> _THE REQUEST_: Repeat the lines below exactly as they appear, but leave out the images.

------ GIVEN INFORMATION ------

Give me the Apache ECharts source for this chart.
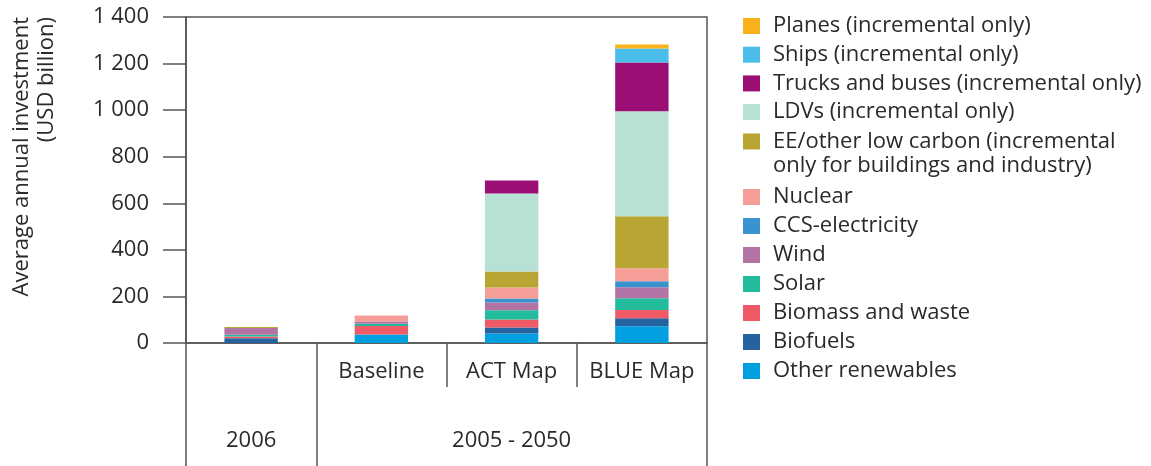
<!DOCTYPE html>
<html>
<head>
<meta charset="utf-8">
<script src="https://cdn.jsdelivr.net/npm/echarts@6/dist/echarts.min.js"></script>
<style>html,body{margin:0;padding:0;background:#fff}#c{width:1151px;height:466px}</style>
</head>
<body>
<div id="c"></div>
<script>
// ---- data ----
const categories = ['2006', 'Baseline', 'ACT Map', 'BLUE Map'];
const periodLabels = ['2006', '2005 - 2050'];
const yTicks = [0, 200, 400, 600, 800, 1000, 1200, 1400];
const seriesNames = ['Other renewables', 'Biofuels', 'Biomass and waste', 'Solar', 'Wind', 'CCS-electricity', 'Nuclear',
  'EE/other low carbon (incremental only for buildings and industry)', 'LDVs (incremental only)',
  'Trucks and buses (incremental only)', 'Ships (incremental only)', 'Planes (incremental only)'];
const otherRenewables = [0, 37, 41, 72];
const biofuels = [20, 0, 26, 34];
const biomassWaste = [8, 36, 34, 36];
const solar = [7, 10, 40, 50];
const wind = [29, 9, 33, 47];
const ccsElectricity = [0, 0, 17, 26];
const nuclear = [0, 26, 47, 56];
const eeOther = [5, 0, 69, 223];
const ldvs = [0, 0, 335, 451];
const trucksBuses = [0, 0, 56, 210];
const ships = [0, 0, 0, 60];
const planes = [0, 0, 0, 17];
const seriesValues = [otherRenewables, biofuels, biomassWaste, solar, wind, ccsElectricity, nuclear, eeOther, ldvs, trucksBuses, ships, planes];
const colors = ['#00A0E1', '#2562A0', '#F05A67', '#22BB9B', '#B373A4', '#3A92CF', '#F59E97', '#B9A534', '#B7E1D4', '#9B0E74', '#4BBDEB', '#F9B11C'];

// ---- chart ----
const FONT = '"Open Sans", "Noto Sans", sans-serif';
const TXT = '#2a2a2a';
const LINE = '#555';
const FS = 22;
const chart = echarts.init(document.getElementById('c'), null, {renderer: 'canvas'});

const fmtThousands = v => String(v).replace(/\B(?=(\d{3})+(?!\d))/g, ' ');

const legendNamesTop = seriesNames.slice(8).reverse();   // Planes..LDVs
const legendNameEE = [seriesNames[7]];
const legendNamesBottom = seriesNames.slice(0, 7).reverse(); // Nuclear..Other

const legendBase = {
  orient: 'vertical', left: 743, padding: 0, itemWidth: 17, itemHeight: 16,
  icon: 'rect', selectedMode: false,
  textStyle: {fontFamily: FONT, fontSize: FS, color: TXT, lineHeight: 24, padding: [0, 0, 0, 8]}
};

const option = {
  animation: false,
  color: colors,
  grid: {left: 186, right: 444, top: 17, bottom: 123, show: true, borderColor: LINE, borderWidth: 1.5, backgroundColor: 'transparent'},
  legend: [
    Object.assign({}, legendBase, {top: 14, itemGap: 4.7, data: legendNamesTop}),
    Object.assign({}, legendBase, {top: 130, itemHeight: 41, icon: 'path://M0,0h17v16h-17zM0,41h17',
      data: legendNameEE, formatter: n => n.replace('(incremental ', '(incremental\n')}),
    Object.assign({}, legendBase, {top: 185, itemGap: 5, data: legendNamesBottom})
  ],
  xAxis: [
    {
      type: 'category', data: categories, position: 'bottom', gridIndex: 0,
      axisLine: {show: true, lineStyle: {color: LINE, width: 1.5}},
      axisTick: {show: true, interval: 0, length: 44, lineStyle: {color: LINE, width: 1.5}},
      axisLabel: {interval: 0, margin: 18, fontFamily: FONT, fontSize: FS, color: TXT,
        formatter: (v, i) => i === 0 ? '' : v}
    },
    {
      type: 'value', min: 0, max: 4, position: 'bottom', offset: 44, gridIndex: 0,
      axisLine: {show: false},
      splitLine: {show: false},
      axisTick: {show: true, length: 79, customValues: [0, 1, 4], lineStyle: {color: LINE, width: 1.5}},
      axisLabel: {margin: 43, fontFamily: FONT, fontSize: FS, color: TXT, customValues: [0.5, 2.5],
        formatter: v => v < 1 ? periodLabels[0] : periodLabels[1]}
    }
  ],
  yAxis: {
    type: 'value', min: yTicks[0], max: yTicks[yTicks.length - 1], interval: yTicks[1] - yTicks[0],
    axisLine: {show: true, lineStyle: {color: LINE, width: 1.5}},
    axisTick: {show: true, length: 23, lineStyle: {color: LINE, width: 1.5}},
    splitLine: {show: false},
    axisLabel: {margin: 37, fontFamily: FONT, fontSize: FS, color: TXT, formatter: v => fmtThousands(v)}
  },
  graphic: [{
    type: 'text', x: 9, y: 17, rotation: Math.PI / 2,
    style: {text: 'Average annual investment\n(USD billion)', font: FS + 'px ' + FONT, fill: TXT,
      align: 'right', verticalAlign: 'top', textAlign: 'right', textVerticalAlign: 'top', lineHeight: 25}
  }],
  series: seriesNames.map((name, i) => ({
    name, type: 'bar', stack: 'total', barWidth: '41%', xAxisIndex: 0,
    data: seriesValues[i], itemStyle: {color: colors[i]}
  }))
};
chart.setOption(option);
</script>
</body>
</html>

------

> _WRITTEN REPLY_:
Give me the Apache ECharts source for this chart.
<!DOCTYPE html>
<html>
<head>
<meta charset="utf-8">
<script src="https://cdn.jsdelivr.net/npm/echarts@6/dist/echarts.min.js"></script>
<style>html,body{margin:0;padding:0;background:#fff}#c{width:1151px;height:466px}</style>
</head>
<body>
<div id="c"></div>
<script>
// ---- data ----
const categories = ['2006', 'Baseline', 'ACT Map', 'BLUE Map'];
const periodLabels = ['2006', '2005 - 2050'];
const yTicks = [0, 200, 400, 600, 800, 1000, 1200, 1400];
const seriesNames = ['Other renewables', 'Biofuels', 'Biomass and waste', 'Solar', 'Wind', 'CCS-electricity', 'Nuclear',
  'EE/other low carbon (incremental only for buildings and industry)', 'LDVs (incremental only)',
  'Trucks and buses (incremental only)', 'Ships (incremental only)', 'Planes (incremental only)'];
const otherRenewables = [0, 37, 41, 72];
const biofuels = [20, 0, 26, 34];
const biomassWaste = [8, 36, 34, 36];
const solar = [7, 10, 40, 50];
const wind = [29, 9, 33, 47];
const ccsElectricity = [0, 0, 17, 26];
const nuclear = [0, 26, 47, 56];
const eeOther = [5, 0, 69, 223];
const ldvs = [0, 0, 335, 451];
const trucksBuses = [0, 0, 56, 210];
const ships = [0, 0, 0, 60];
const planes = [0, 0, 0, 17];
const seriesValues = [otherRenewables, biofuels, biomassWaste, solar, wind, ccsElectricity, nuclear, eeOther, ldvs, trucksBuses, ships, planes];
const colors = ['#00A0E1', '#2562A0', '#F05A67', '#22BB9B', '#B373A4', '#3A92CF', '#F59E97', '#B9A534', '#B7E1D4', '#9B0E74', '#4BBDEB', '#F9B11C'];

// ---- chart ----
const FONT = '"Open Sans", "Noto Sans", sans-serif';
const TXT = '#2a2a2a';
const LINE = '#555';
const FS = 22;
const chart = echarts.init(document.getElementById('c'), null, {renderer: 'canvas'});

const fmtThousands = v => String(v).replace(/\B(?=(\d{3})+(?!\d))/g, ' ');

const legendNamesTop = seriesNames.slice(8).reverse();   // Planes..LDVs
const legendNameEE = [seriesNames[7]];
const legendNamesBottom = seriesNames.slice(0, 7).reverse(); // Nuclear..Other

const legendBase = {
  orient: 'vertical', left: 743, padding: 0, itemWidth: 17, itemHeight: 16,
  icon: 'rect', selectedMode: false,
  textStyle: {fontFamily: FONT, fontSize: FS, color: TXT, lineHeight: 24, padding: [0, 0, 0, 8]}
};

const option = {
  animation: false,
  color: colors,
  grid: {left: 186, right: 444, top: 17, bottom: 123, show: true, borderColor: LINE, borderWidth: 1.5, backgroundColor: 'transparent'},
  legend: [
    Object.assign({}, legendBase, {top: 14, itemGap: 4.7, data: legendNamesTop}),
    Object.assign({}, legendBase, {top: 130, itemHeight: 41, icon: 'path://M0,0h17v16h-17zM0,41h17',
      data: legendNameEE, formatter: n => n.replace('(incremental ', '(incremental\n')}),
    Object.assign({}, legendBase, {top: 185, itemGap: 5, data: legendNamesBottom})
  ],
  xAxis: [
    {
      type: 'category', data: categories, position: 'bottom', gridIndex: 0,
      axisLine: {show: true, lineStyle: {color: LINE, width: 1.5}},
      axisTick: {show: true, interval: 0, length: 44, lineStyle: {color: LINE, width: 1.5}},
      axisLabel: {interval: 0, margin: 18, fontFamily: FONT, fontSize: FS, color: TXT,
        formatter: (v, i) => i === 0 ? '' : v}
    },
    {
      type: 'value', min: 0, max: 4, position: 'bottom', offset: 44, gridIndex: 0,
      axisLine: {show: false},
      splitLine: {show: false},
      axisTick: {show: true, length: 79, customValues: [0, 1, 4], lineStyle: {color: LINE, width: 1.5}},
      axisLabel: {margin: 43, fontFamily: FONT, fontSize: FS, color: TXT, customValues: [0.5, 2.5],
        formatter: v => v < 1 ? periodLabels[0] : periodLabels[1]}
    }
  ],
  yAxis: {
    type: 'value', min: yTicks[0], max: yTicks[yTicks.length - 1], interval: yTicks[1] - yTicks[0],
    axisLine: {show: true, lineStyle: {color: LINE, width: 1.5}},
    axisTick: {show: true, length: 23, lineStyle: {color: LINE, width: 1.5}},
    splitLine: {show: false},
    axisLabel: {margin: 37, fontFamily: FONT, fontSize: FS, color: TXT, formatter: v => fmtThousands(v)}
  },
  graphic: [{
    type: 'text', x: 9, y: 17, rotation: Math.PI / 2,
    style: {text: 'Average annual investment\n(USD billion)', font: FS + 'px ' + FONT, fill: TXT,
      align: 'right', verticalAlign: 'top', textAlign: 'right', textVerticalAlign: 'top', lineHeight: 25}
  }],
  series: seriesNames.map((name, i) => ({
    name, type: 'bar', stack: 'total', barWidth: '41%', xAxisIndex: 0,
    data: seriesValues[i], itemStyle: {color: colors[i]}
  }))
};
chart.setOption(option);
</script>
</body>
</html>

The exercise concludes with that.